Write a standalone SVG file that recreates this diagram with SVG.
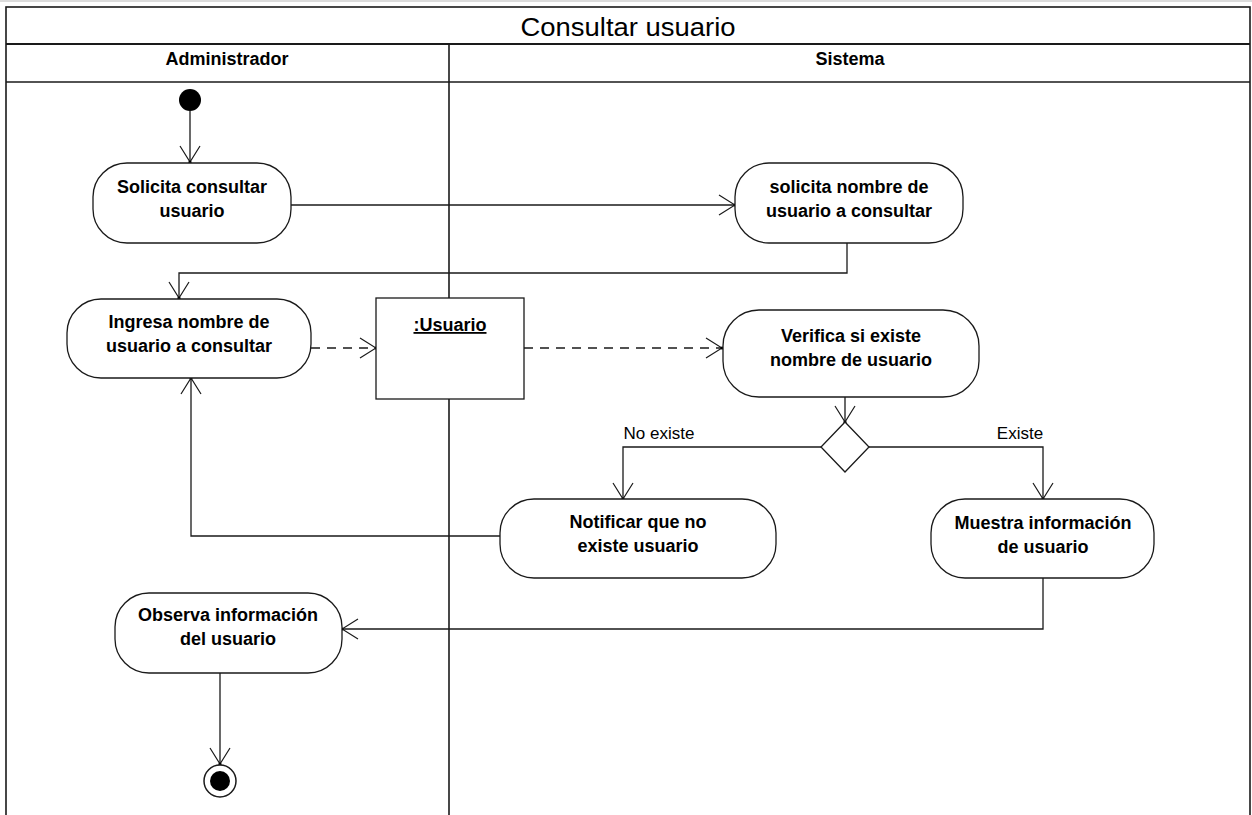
<svg xmlns="http://www.w3.org/2000/svg" width="1252" height="815" viewBox="0 0 1252 815">
<style>
.frame{fill:none;stroke:#1a1a1a;stroke-width:1.6}
.node{fill:#fff;stroke:#1a1a1a;stroke-width:1.3}
.t{font-family:"Liberation Sans",Arial,sans-serif;font-weight:bold;font-size:18px;fill:#000;text-anchor:middle}
.lbl{font-family:"Liberation Sans",Arial,sans-serif;font-size:17px;fill:#000;text-anchor:middle}
.edge{fill:none;stroke:#1a1a1a;stroke-width:1.3}
.dash{stroke-dasharray:9,7}
</style>
<defs>
<marker id="arr" viewBox="0 0 18 22" refX="17" refY="11" markerWidth="18" markerHeight="22" markerUnits="userSpaceOnUse" orient="auto">
<path d="M1,1 L17,11 L1,21" fill="none" stroke="#1a1a1a" stroke-width="1.2"/>
<circle cx="17" cy="11" r="1.6" fill="#000"/>
</marker>
</defs>
<rect width="1252" height="815" fill="#fff"/>
<line x1="0" y1="1" x2="1252" y2="1" stroke="#d0d0d0" stroke-width="1.5"/>
<g id="frame">
<rect class="frame" x="6" y="7" width="1244" height="812"/>
<line x1="6" y1="44" x2="1250" y2="44" stroke="#1a1a1a" stroke-width="2.2"/>
<line x1="6" y1="82" x2="1250" y2="82" stroke="#1a1a1a" stroke-width="1.6"/>
<line x1="449" y1="44" x2="449" y2="815" stroke="#1a1a1a" stroke-width="1.6"/>
<text x="628" y="36" font-family="'Liberation Sans',Arial,sans-serif" font-size="25" text-anchor="middle" textLength="215" lengthAdjust="spacingAndGlyphs">Consultar usuario</text>
<text x="227" y="65" class="t" font-size="16">Administrador</text>
<text x="850" y="65" class="t" font-size="16">Sistema</text>
</g>
<g id="connectors">
<line class="edge" x1="190" y1="111" x2="190" y2="162" marker-end="url(#arr)"/>
<line class="edge" x1="291" y1="205" x2="735" y2="205" marker-end="url(#arr)"/>
<polyline class="edge" points="847,243 847,273 179,273 179,298" marker-end="url(#arr)"/>
<line class="edge dash" x1="311" y1="348" x2="376" y2="348" marker-end="url(#arr)"/>
<line class="edge dash" x1="524" y1="348" x2="722" y2="348" marker-end="url(#arr)"/>
<line class="edge" x1="845" y1="397" x2="845" y2="422" marker-end="url(#arr)"/>
<polyline class="edge" points="821,447 623,447 623,499" marker-end="url(#arr)"/>
<polyline class="edge" points="869,447 1043,447 1043,499" marker-end="url(#arr)"/>
<polyline class="edge" points="500,536 191,536 191,378" marker-end="url(#arr)"/>
<polyline class="edge" points="1043,578 1043,629 342,629" marker-end="url(#arr)"/>
<line class="edge" x1="220" y1="673" x2="220" y2="764" marker-end="url(#arr)"/>
<text x="659" y="439" class="lbl">No existe</text>
<text x="1020" y="439" class="lbl">Existe</text>
</g>
<g id="start"><circle cx="190" cy="100" r="11" fill="#000"/></g>
<g id="n1">
<rect class="node" x="93" y="163" width="198" height="80" rx="34" ry="34"/>
<text class="t" x="192" y="193">Solicita consultar</text>
<text class="t" x="192" y="217">usuario</text>
</g>
<g id="n2">
<rect class="node" x="735" y="163" width="228" height="80" rx="34" ry="34"/>
<text class="t" x="849" y="193">solicita nombre de</text>
<text class="t" x="849" y="217">usuario a consultar</text>
</g>
<g id="n3">
<rect class="node" x="67" y="299" width="244" height="79" rx="34" ry="34"/>
<text class="t" x="189" y="328">Ingresa nombre de</text>
<text class="t" x="189" y="352">usuario a consultar</text>
</g>
<g id="obj">
<rect class="node" x="376" y="298" width="148" height="101"/>
<text class="t" x="450" y="331" text-decoration="underline">:Usuario</text>
</g>
<g id="n4">
<rect class="node" x="723" y="310" width="256" height="87" rx="36" ry="36"/>
<text class="t" x="851" y="342">Verifica si existe</text>
<text class="t" x="851" y="366">nombre de usuario</text>
</g>
<g id="decision"><polygon class="node" points="845,422 869,447 845,472 821,447"/></g>
<g id="n5">
<rect class="node" x="500" y="499" width="276" height="79" rx="34" ry="34"/>
<text class="t" x="638" y="528">Notificar que no</text>
<text class="t" x="638" y="552">existe usuario</text>
</g>
<g id="n6">
<rect class="node" x="931" y="499" width="223" height="79" rx="34" ry="34"/>
<text class="t" x="1043" y="529">Muestra información</text>
<text class="t" x="1043" y="553">de usuario</text>
</g>
<g id="n7">
<rect class="node" x="115" y="593" width="227" height="80" rx="34" ry="34"/>
<text class="t" x="228" y="621">Observa información</text>
<text class="t" x="228" y="645">del usuario</text>
</g>
<g id="end">
<circle cx="220" cy="781" r="16" fill="#fff" stroke="#1a1a1a" stroke-width="1.5"/>
<circle cx="220" cy="781" r="10" fill="#000"/>
</g>
</svg>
• • •
WHAT IS REQUIRED: Leave out the pictures and copy the rest of the material above exactly.

ANSWER TO THIS PROBLEM:
Write a standalone SVG file that recreates this diagram with SVG.
<svg xmlns="http://www.w3.org/2000/svg" width="1252" height="815" viewBox="0 0 1252 815">
<style>
.frame{fill:none;stroke:#1a1a1a;stroke-width:1.6}
.node{fill:#fff;stroke:#1a1a1a;stroke-width:1.3}
.t{font-family:"Liberation Sans",Arial,sans-serif;font-weight:bold;font-size:18px;fill:#000;text-anchor:middle}
.lbl{font-family:"Liberation Sans",Arial,sans-serif;font-size:17px;fill:#000;text-anchor:middle}
.edge{fill:none;stroke:#1a1a1a;stroke-width:1.3}
.dash{stroke-dasharray:9,7}
</style>
<defs>
<marker id="arr" viewBox="0 0 18 22" refX="17" refY="11" markerWidth="18" markerHeight="22" markerUnits="userSpaceOnUse" orient="auto">
<path d="M1,1 L17,11 L1,21" fill="none" stroke="#1a1a1a" stroke-width="1.2"/>
<circle cx="17" cy="11" r="1.6" fill="#000"/>
</marker>
</defs>
<rect width="1252" height="815" fill="#fff"/>
<line x1="0" y1="1" x2="1252" y2="1" stroke="#d0d0d0" stroke-width="1.5"/>
<g id="frame">
<rect class="frame" x="6" y="7" width="1244" height="812"/>
<line x1="6" y1="44" x2="1250" y2="44" stroke="#1a1a1a" stroke-width="2.2"/>
<line x1="6" y1="82" x2="1250" y2="82" stroke="#1a1a1a" stroke-width="1.6"/>
<line x1="449" y1="44" x2="449" y2="815" stroke="#1a1a1a" stroke-width="1.6"/>
<text x="628" y="36" font-family="'Liberation Sans',Arial,sans-serif" font-size="25" text-anchor="middle" textLength="215" lengthAdjust="spacingAndGlyphs">Consultar usuario</text>
<text x="227" y="65" class="t" font-size="16">Administrador</text>
<text x="850" y="65" class="t" font-size="16">Sistema</text>
</g>
<g id="connectors">
<line class="edge" x1="190" y1="111" x2="190" y2="162" marker-end="url(#arr)"/>
<line class="edge" x1="291" y1="205" x2="735" y2="205" marker-end="url(#arr)"/>
<polyline class="edge" points="847,243 847,273 179,273 179,298" marker-end="url(#arr)"/>
<line class="edge dash" x1="311" y1="348" x2="376" y2="348" marker-end="url(#arr)"/>
<line class="edge dash" x1="524" y1="348" x2="722" y2="348" marker-end="url(#arr)"/>
<line class="edge" x1="845" y1="397" x2="845" y2="422" marker-end="url(#arr)"/>
<polyline class="edge" points="821,447 623,447 623,499" marker-end="url(#arr)"/>
<polyline class="edge" points="869,447 1043,447 1043,499" marker-end="url(#arr)"/>
<polyline class="edge" points="500,536 191,536 191,378" marker-end="url(#arr)"/>
<polyline class="edge" points="1043,578 1043,629 342,629" marker-end="url(#arr)"/>
<line class="edge" x1="220" y1="673" x2="220" y2="764" marker-end="url(#arr)"/>
<text x="659" y="439" class="lbl">No existe</text>
<text x="1020" y="439" class="lbl">Existe</text>
</g>
<g id="start"><circle cx="190" cy="100" r="11" fill="#000"/></g>
<g id="n1">
<rect class="node" x="93" y="163" width="198" height="80" rx="34" ry="34"/>
<text class="t" x="192" y="193">Solicita consultar</text>
<text class="t" x="192" y="217">usuario</text>
</g>
<g id="n2">
<rect class="node" x="735" y="163" width="228" height="80" rx="34" ry="34"/>
<text class="t" x="849" y="193">solicita nombre de</text>
<text class="t" x="849" y="217">usuario a consultar</text>
</g>
<g id="n3">
<rect class="node" x="67" y="299" width="244" height="79" rx="34" ry="34"/>
<text class="t" x="189" y="328">Ingresa nombre de</text>
<text class="t" x="189" y="352">usuario a consultar</text>
</g>
<g id="obj">
<rect class="node" x="376" y="298" width="148" height="101"/>
<text class="t" x="450" y="331" text-decoration="underline">:Usuario</text>
</g>
<g id="n4">
<rect class="node" x="723" y="310" width="256" height="87" rx="36" ry="36"/>
<text class="t" x="851" y="342">Verifica si existe</text>
<text class="t" x="851" y="366">nombre de usuario</text>
</g>
<g id="decision"><polygon class="node" points="845,422 869,447 845,472 821,447"/></g>
<g id="n5">
<rect class="node" x="500" y="499" width="276" height="79" rx="34" ry="34"/>
<text class="t" x="638" y="528">Notificar que no</text>
<text class="t" x="638" y="552">existe usuario</text>
</g>
<g id="n6">
<rect class="node" x="931" y="499" width="223" height="79" rx="34" ry="34"/>
<text class="t" x="1043" y="529">Muestra información</text>
<text class="t" x="1043" y="553">de usuario</text>
</g>
<g id="n7">
<rect class="node" x="115" y="593" width="227" height="80" rx="34" ry="34"/>
<text class="t" x="228" y="621">Observa información</text>
<text class="t" x="228" y="645">del usuario</text>
</g>
<g id="end">
<circle cx="220" cy="781" r="16" fill="#fff" stroke="#1a1a1a" stroke-width="1.5"/>
<circle cx="220" cy="781" r="10" fill="#000"/>
</g>
</svg>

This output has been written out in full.